Tradeweb, the Wall Street trading giant, just led a $31 million funding round for Crossover Markets, backing their crypto electronic communication network (ECN). This deal forges a direct pipeline between Tradeweb’s vast institutional network and Crossover’s CROSSx platform, injecting spot crypto liquidity into traditional finance pipelines. For crypto investors, it’s a signal that big money is finally bridging TradFi and crypto—potentially supercharging volume and price stability.

The spark here is Crossover Markets, a fintech pushing crypto trading into pro-level efficiency with their CROSSx platform—an ECN designed for spot crypto trades without the chaos of centralized exchanges. Tradeweb, known for powering billions in fixed-income and derivatives trading, saw the gap and stepped in with lead investment in this $31M round. It’s not just cash; it’s a strategic hookup that plugs Tradeweb’s army of hedge funds, banks, and asset managers straight into CROSSx for seamless crypto liquidity.

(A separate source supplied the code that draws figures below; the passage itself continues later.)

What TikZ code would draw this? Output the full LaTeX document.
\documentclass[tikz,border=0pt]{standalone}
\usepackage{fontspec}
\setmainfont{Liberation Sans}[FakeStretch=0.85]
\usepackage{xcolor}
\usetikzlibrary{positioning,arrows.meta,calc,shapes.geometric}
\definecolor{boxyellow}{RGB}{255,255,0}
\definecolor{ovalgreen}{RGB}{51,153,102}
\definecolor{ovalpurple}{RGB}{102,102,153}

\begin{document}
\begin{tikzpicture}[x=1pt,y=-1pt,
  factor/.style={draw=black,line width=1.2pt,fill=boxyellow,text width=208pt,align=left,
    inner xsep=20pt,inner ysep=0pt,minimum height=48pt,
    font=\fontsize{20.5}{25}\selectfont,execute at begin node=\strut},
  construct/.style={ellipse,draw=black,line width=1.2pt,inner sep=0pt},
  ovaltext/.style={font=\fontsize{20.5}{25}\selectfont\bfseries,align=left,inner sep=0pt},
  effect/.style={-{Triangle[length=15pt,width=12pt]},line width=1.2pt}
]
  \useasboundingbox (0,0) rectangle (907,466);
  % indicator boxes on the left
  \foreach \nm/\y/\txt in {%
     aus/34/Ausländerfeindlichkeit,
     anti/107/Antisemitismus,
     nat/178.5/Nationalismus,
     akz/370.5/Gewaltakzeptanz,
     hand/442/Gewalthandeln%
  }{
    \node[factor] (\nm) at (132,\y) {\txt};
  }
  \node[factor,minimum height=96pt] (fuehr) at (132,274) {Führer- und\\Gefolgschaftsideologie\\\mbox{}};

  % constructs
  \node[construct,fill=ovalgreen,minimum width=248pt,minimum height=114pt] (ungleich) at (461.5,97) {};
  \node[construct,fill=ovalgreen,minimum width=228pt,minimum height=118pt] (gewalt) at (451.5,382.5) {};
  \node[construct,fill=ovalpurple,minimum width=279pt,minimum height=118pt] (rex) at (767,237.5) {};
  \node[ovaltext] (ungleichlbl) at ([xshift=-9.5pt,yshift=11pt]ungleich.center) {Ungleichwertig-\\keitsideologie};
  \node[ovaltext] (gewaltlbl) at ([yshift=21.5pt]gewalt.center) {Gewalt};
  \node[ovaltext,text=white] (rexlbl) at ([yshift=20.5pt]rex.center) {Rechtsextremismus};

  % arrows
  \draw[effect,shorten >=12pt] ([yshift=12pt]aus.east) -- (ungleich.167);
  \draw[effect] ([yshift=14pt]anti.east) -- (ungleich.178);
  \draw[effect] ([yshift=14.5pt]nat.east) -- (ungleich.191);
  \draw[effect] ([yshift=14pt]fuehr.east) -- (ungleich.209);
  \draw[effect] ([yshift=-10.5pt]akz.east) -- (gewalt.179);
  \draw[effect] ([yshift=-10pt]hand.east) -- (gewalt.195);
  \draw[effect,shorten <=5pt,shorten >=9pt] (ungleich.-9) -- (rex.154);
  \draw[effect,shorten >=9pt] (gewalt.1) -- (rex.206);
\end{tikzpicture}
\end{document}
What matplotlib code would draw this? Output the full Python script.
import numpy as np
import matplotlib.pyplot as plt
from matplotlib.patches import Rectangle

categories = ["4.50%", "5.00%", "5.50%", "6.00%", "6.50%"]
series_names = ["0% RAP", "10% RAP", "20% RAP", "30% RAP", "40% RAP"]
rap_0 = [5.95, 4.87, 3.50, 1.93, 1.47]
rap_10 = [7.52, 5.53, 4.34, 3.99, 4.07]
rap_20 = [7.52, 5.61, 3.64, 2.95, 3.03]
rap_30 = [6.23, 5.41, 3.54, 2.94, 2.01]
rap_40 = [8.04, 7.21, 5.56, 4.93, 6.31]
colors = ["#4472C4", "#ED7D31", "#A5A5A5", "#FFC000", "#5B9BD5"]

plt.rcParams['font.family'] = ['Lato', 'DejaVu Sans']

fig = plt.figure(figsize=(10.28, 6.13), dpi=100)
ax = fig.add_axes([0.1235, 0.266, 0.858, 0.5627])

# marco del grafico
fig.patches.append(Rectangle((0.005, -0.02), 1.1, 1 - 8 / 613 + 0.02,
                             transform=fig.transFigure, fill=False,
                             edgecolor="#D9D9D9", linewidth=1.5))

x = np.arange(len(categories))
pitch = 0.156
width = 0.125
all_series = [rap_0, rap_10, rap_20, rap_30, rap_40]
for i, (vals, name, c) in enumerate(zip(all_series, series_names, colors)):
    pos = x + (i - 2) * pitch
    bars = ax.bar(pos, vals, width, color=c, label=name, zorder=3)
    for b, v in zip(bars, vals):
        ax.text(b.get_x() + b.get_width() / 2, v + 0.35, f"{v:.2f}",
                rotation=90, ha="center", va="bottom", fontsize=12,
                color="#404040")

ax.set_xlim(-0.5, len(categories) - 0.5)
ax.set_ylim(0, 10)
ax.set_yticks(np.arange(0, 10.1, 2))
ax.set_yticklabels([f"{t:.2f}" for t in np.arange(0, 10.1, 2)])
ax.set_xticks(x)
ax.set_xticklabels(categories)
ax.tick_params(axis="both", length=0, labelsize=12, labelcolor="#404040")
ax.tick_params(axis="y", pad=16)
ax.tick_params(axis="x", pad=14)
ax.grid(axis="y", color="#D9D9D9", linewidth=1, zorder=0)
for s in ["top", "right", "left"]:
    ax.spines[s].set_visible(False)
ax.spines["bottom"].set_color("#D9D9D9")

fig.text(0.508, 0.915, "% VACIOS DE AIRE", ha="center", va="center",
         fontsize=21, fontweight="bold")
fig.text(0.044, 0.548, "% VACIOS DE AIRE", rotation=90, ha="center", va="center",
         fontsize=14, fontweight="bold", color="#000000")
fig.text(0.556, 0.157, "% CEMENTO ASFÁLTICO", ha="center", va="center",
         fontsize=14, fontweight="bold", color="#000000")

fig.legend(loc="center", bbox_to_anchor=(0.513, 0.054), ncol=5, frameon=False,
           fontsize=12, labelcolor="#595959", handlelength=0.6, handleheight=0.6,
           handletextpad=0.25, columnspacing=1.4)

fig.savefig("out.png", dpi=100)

Winners? Crossover gets rocket fuel to scale, while Tradeweb grabs first-mover edge in crypto without building from scratch—think lower-risk entry into a $2T market. Losers might be retail-heavy CEXs like Binance, facing competition from this institutional-grade alternative. Post-deal, expect tighter spreads, deeper order books, and real TradFi capital flowing into BTC and ETH spots, shifting power from meme-driven pumps to sober institutional flows.

What This Means for Crypto

For the uninitiated, an ECN is like a high-speed matchmaking service for trades—it matches buyers and sellers anonymously with minimal slippage, unlike exchanges where one big order can tank the price. Crossover’s CROSSx applies this to spot crypto, making it as reliable as stock trading. Traders get better execution; long-term holders see reduced volatility from steady institutional buys; builders in DeFi can tap this liquidity without custody nightmares.

This isn’t some VC check—it’s TradFi validation, proving crypto’s maturing beyond retail speculation into a legit asset class for pensions and endowments.

Market Impact and Next Moves

Short-term sentiment skews bullish: announcements like this ignite FOMO, potentially lifting BTC and ETH 5-10% as liquidity hype spreads. But watch volumes on CROSSx—if they surge, it’s confirmation; if not, it’s just PR noise.

Key risks include regulatory scrutiny—SEC could eye this as unregistered securities trading—and liquidity mismatches if TradFi dips in a recession. Opportunities scream in undervalued infra plays: Crossover tokens or partners could 3x on adoption, while on-chain metrics like exchange inflows will signal if this sticks.

Position for institutional on-ramps, but hedge against slow rollout—real change takes quarters, not days.

TradFi’s crypto door just cracked open; smart money will pour through before the crowd notices.